Obama tries to drop dirty little vice

His smoking will either humanize him or hurt his image in a presidential run, experts say.

Published February 7, 2007

WASHINGTON - Sen. Barack Obama is trying to snuff out a habit before it hurts his run for president: He's trying to quit smoking.

The Illinois Democrat, who will formally launch his campaign Saturday, said his wife, Michelle, persuaded him to quit.

"My wife wisely indicated that this is a potentially stressful situation, running for president," he said Tuesday. "She wanted to lay down a very clear marker that she wants me healthy."

The stakes are high for Obama not just because of the health hazards but because voters might be wary of a presidential candidate hooked on cigarettes.

"For many people, smoking is seen as a sign of weakness and lack of willpower, " said John Banzhaf III, a law professor at George Washington University and executive director of Action on Smoking and Health, a group opposed to smoking. "A presidential candidate would not want to be seen as lacking strong will or lacking determination."

But others say Obama's smoking - and his struggle to quit - could enhance his image.

"I think it humanizes him," said Chuck Todd, editor of the Hotline, a political Web site. "He's got a vice. We all have vices."

Obama has said he often smoked as a response to stress, particularly during campaigns and while writing books. Asked about it in 2005, he invoked a biblical phrase: "The flesh is weak."

But he emphasized Tuesday that he was discreet about his smoking.

"I've never been a heavy smoker and don't smoke in front of folks or in the house," he said.

Like many smokers, he has been unable to quit.

"It's one of those habits - you can quit for a while and then you start back up," he said.
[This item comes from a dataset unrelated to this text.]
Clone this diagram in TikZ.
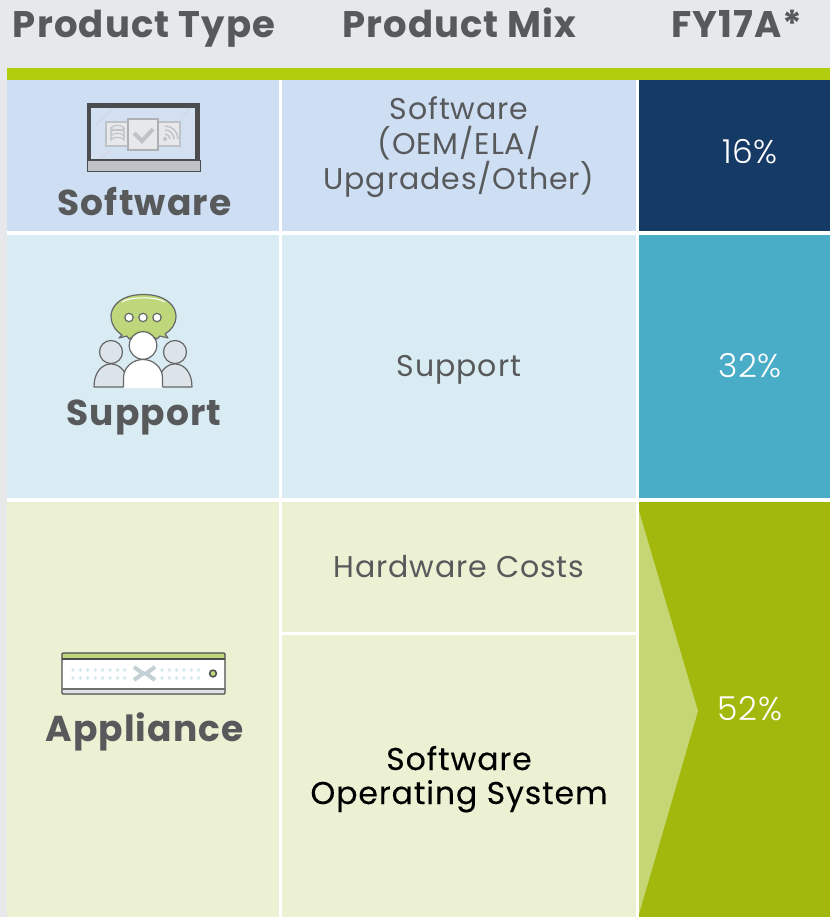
\documentclass[tikz,border=0pt]{standalone}
\usepackage{fontspec}
\setmainfont{Poppins}
\newfontfamily\pctfont[LetterSpace=2]{Poppins Light}
\newfontfamily\headfont[LetterSpace=3,BoldFont={Poppins Bold}]{Poppins}
\newfontfamily\mixfont[LetterSpace=3]{Poppins}
\newfontfamily\mixblackfont[LetterSpace=3,FakeBold=0.2]{Poppins}
\definecolor{pagegray}{HTML}{E7E8EA}
\definecolor{barlime}{HTML}{B1CE0E}
\definecolor{softbg}{HTML}{CEDFF4}
\definecolor{suppbg}{HTML}{D9ECF3}
\definecolor{applbg}{HTML}{ECF1D4}
\definecolor{navy}{HTML}{153A66}
\definecolor{teal}{HTML}{4AADC8}
\definecolor{olive}{HTML}{A2B80C}
\definecolor{palelime}{HTML}{C6D674}
\definecolor{inkgray}{HTML}{58595B}
\definecolor{darkicon}{HTML}{4A4C4E}
\definecolor{midicon}{HTML}{BFC3C7}
\definecolor{lighticon}{HTML}{DFE3E8}
\definecolor{xgray}{HTML}{C3D0D4}
\definecolor{bubble}{HTML}{BDD77A}
\definecolor{person}{HTML}{DDE4E9}
\tikzset{
 head/.style={font=\headfont\bfseries\fontsize{37}{37}\selectfont,text=inkgray,inner sep=0pt,anchor=base},
 type/.style={font=\headfont\bfseries\fontsize{36}{36}\selectfont,text=inkgray,inner sep=0pt,anchor=base},
 mix/.style={font=\mixfont\fontsize{30}{35}\selectfont,text=inkgray,inner sep=0pt,align=center,anchor=base},
 mixblack/.style={font=\mixblackfont\fontsize{31.5}{34}\selectfont,text=black,inner sep=0pt,align=center,anchor=base},
 pct/.style={font=\pctfont\fontsize{33}{33}\selectfont,text=white,inner sep=0pt,anchor=base},
 iconline/.style={draw=darkicon!85,line width=1.2pt,line join=round}
}
\begin{document}
\begin{tikzpicture}[x=1pt,y=-1pt]
\useasboundingbox (0,0) rectangle (830,917);
\fill[pagegray] (0,0) rectangle (830,917);
\fill[white] (7,80) rectangle (830,917);
\fill[barlime] (7,68) rectangle (830,80);
% cells
\fill[softbg] (7,80) rectangle (279,231);
\fill[softbg] (282,80) rectangle (636,231);
\fill[navy] (639,80) rectangle (830,231);
\fill[suppbg] (7,235) rectangle (279,498);
\fill[suppbg] (282,235) rectangle (636,498);
\fill[teal] (639,235) rectangle (830,498);
\fill[applbg] (7,502) rectangle (279,917);
\fill[applbg] (282,502) rectangle (636,632);
\fill[applbg] (282,635) rectangle (636,917);
\fill[olive] (639,502) rectangle (830,917);
\fill[palelime] (639,511) -- (698,711) -- (639,914) -- cycle;
% headers
\node[head] (h1) at (144,37.5) {Product Type};
\node[head] (h2) at (459.5,37.5) {Product Mix};
\node[head] (h3) at (737,37.5) {FY17A*};
% type labels
\node[type] (t1) at (144.5,215.5) {Software};
\node[type] (t2) at (144,425.5) {Support};
\node[type] (t3) at (144.5,741) {Appliance};
% mix
\node[mix] (m1) at (459,190) {Software\\(OEM/ELA/\\Upgrades/Other)};
\node[mix] (m2) at (459,376) {Support};
\node[mix] (m3) at (459,577) {Hardware Costs};
\node[mixblack] (m4) at (459,804) {Software\\Operating System};
% percentages
\node[pct] (p1) at (750,164) {16\%};
\node[pct] (p2) at (750,377) {32\%};
\node[pct] (p3) at (750,720.5) {52\%};
% laptop icon
\fill[darkicon] (87,103) rectangle (200,161);
\fill[softbg!75!lighticon] (91,108) rectangle (195,160);
\draw[lighticon!60!midicon,line width=1pt] (96,125) -- (113,109) (181,119) -- (190,109) (100,159) -- (110,151);
\draw[midicon,fill=pagegray,line width=1.2pt] (106,122) rectangle (128,146);
\draw[midicon,fill=pagegray,line width=1.2pt] (158,122) rectangle (180,146);
\draw[midicon!85!darkicon,fill=pagegray,line width=1.3pt] (128,119) rectangle (158,150);
\draw[midicon,line width=4pt,line join=miter] (134,133) -- (142,141) -- (153,129);
\draw[midicon,line width=1.1pt] (111,128) -- (111,140) arc[start angle=180,end angle=360,x radius=6.5,y radius=2.5] -- (124,128);
\draw[midicon,line width=1.1pt] (117.5,128) ellipse[x radius=6.5,y radius=2.5];
\draw[midicon,line width=1.1pt] (111,132) arc[start angle=180,end angle=360,x radius=6.5,y radius=2.5] (111,136) arc[start angle=180,end angle=360,x radius=6.5,y radius=2.5];
\fill[midicon] (165,139) circle[radius=2];
\draw[midicon,line width=1.4pt] (165,134) arc[start angle=-90,end angle=0,radius=5] (165,130) arc[start angle=-90,end angle=0,radius=9] (165,126) arc[start angle=-90,end angle=0,radius=13];
\fill[midicon] (87,160) rectangle (200,172);
\draw[darkicon,line width=.8pt] (87,160) -- (87,171.5) -- (200,171.5) -- (200,160);
\draw[darkicon,line width=1.2pt] (87,160) -- (200,160);
% support icon
\draw[iconline,fill=bubble] (143.5,294.5) .. controls (120,294.5) and (111,307) .. (111,316) .. controls (111,325) and (117,332) .. (122,335) -- (119,338) -- (127,336) -- (129,339) -- (134,336) -- (152,336) -- (157,339) -- (160,336) -- (168,338) -- (165,334) .. controls (171,330) and (176,325) .. (176,316) .. controls (176,307) and (167,294.5) .. (143.5,294.5) -- cycle;
\draw[white,line width=1pt] (122,302) .. controls (130,296.5) and (156,296.5) .. (165,302);
\fill[bubble!80!olive] (131,337) .. controls (134,328) and (152,328) .. (155,337) -- cycle;
\draw[iconline,fill=white] (129,317.5) circle[radius=4.2];
\draw[iconline,fill=white] (143,317.5) circle[radius=4.2];
\draw[iconline,fill=white] (157,317.5) circle[radius=4.2];
\foreach \cx in {111,175}{
 \draw[iconline,fill=person] (\cx,352) circle[radius=11.5];
 \draw[iconline,fill=person] (\cx-17,387) .. controls (\cx-17,372) and (\cx-9,364) .. (\cx,364) .. controls (\cx+9,364) and (\cx+17,372) .. (\cx+17,387) -- cycle;
}
\draw[iconline,fill=white] (143,345.5) circle[radius=13.8];
\fill[white] (123.5,388) -- (123.5,378) .. controls (123.5,367) and (133,359.5) .. (143,359.5) .. controls (153,359.5) and (162.5,367) .. (162.5,378) -- (162.5,388) -- cycle;
\draw[iconline] (123.5,387) -- (123.5,378) .. controls (123.5,367) and (133,359.5) .. (143,359.5) .. controls (153,359.5) and (162.5,367) .. (162.5,378) -- (162.5,387);
% appliance icon
\fill[white] (62,653) rectangle (225,693);
\fill[bubble] (62,653) rectangle (225,658);
\fill[lighticon] (62,689) rectangle (225,693);
\draw[darkicon,line width=1.2pt,rounded corners=1pt] (62,653) rectangle (225,694);
\draw[darkicon,line width=1.1pt] (62,659) -- (225,659);
\draw[darkicon!80,line width=1.4pt] (62,689) -- (225,689);
\foreach \i in {0,...,7}{
 \fill[suppbg!85!xgray] ({73+\i*7.4},670) circle[radius=1.9];
 \fill[suppbg!85!xgray] ({73+\i*7.4},678) circle[radius=1.9];
}
\foreach \i in {0,...,5}{
 \fill[suppbg!85!xgray] ({162+\i*7.3},670) circle[radius=1.9];
 \fill[suppbg!85!xgray] ({162+\i*7.3},678) circle[radius=1.9];
}
\draw[xgray,line width=4pt] (134,667) -- (143,673.5) -- (134,680);
\draw[xgray,line width=4pt] (155,667) -- (146,673.5) -- (155,680);
\fill[xgray] (140,673.5) -- (143.5,671) -- (147,673.5) -- (143.5,676) -- cycle;
\draw[darkicon,fill=bubble,line width=1.5pt] (213,673.5) circle[radius=3.4];
\end{tikzpicture}
\end{document}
Obama's effort was applauded by antismoking activists.

"Whenever you have high-profile people do this, it has a secondary effect in encouraging others to try," said Stan Glantz, director of the tobacco control research center at the University of California at San Francisco.

Obama said Tuesday he was making progress and was being helped by Nicorette, a gum that provides a small dose of nicotine. It "works pretty well," he said.

But antismoking activists said Obama should not rely on the gum alone. They urged him to seek counseling for behavior modification.

"He needs to look at the stresses in his life that would have prompted him to have a cigarette," said Bill Blatt, manager of tobacco control programs for the American Lung Association. "What is he going to do instead? Some people squeeze a stress ball. Some call a friend."

Glantz suggested that Obama call one of the toll-free help lines, such as 1-800-QUIT-NOW.

Joel Spitzer, who runs smoking cessation programs in Chicago and is educational director of WhyQuit.com, said Obama should skip the gum and go cold turkey.

"He needs to understand that once he quits, he's dealing with a drug addiction," Spitzer said. "If he administers that drug in shape or form - a cigar, a cigarette or Nicorette - he's introducing nicotine back in his system."

Banzhaf said the senator should be patient.

"Most smokers who try don't succeed the first time. But the more you try, the more likely you are to succeed."

Bill Adair can be reached at adair@sptimes.com or 202 463-0575.

Advice for Obama

Antismoking groups offered these tips for Sen. Barack Obama in his effort to quit smoking:

- Be patient. It typically takes smokers six to nine attempts to quit.

- Find new stress relief. Squeeze a stress ball or call a friend.

- Get therapy. Behavior modification therapy helps people avoid vulnerable moments when they might want a cigarette.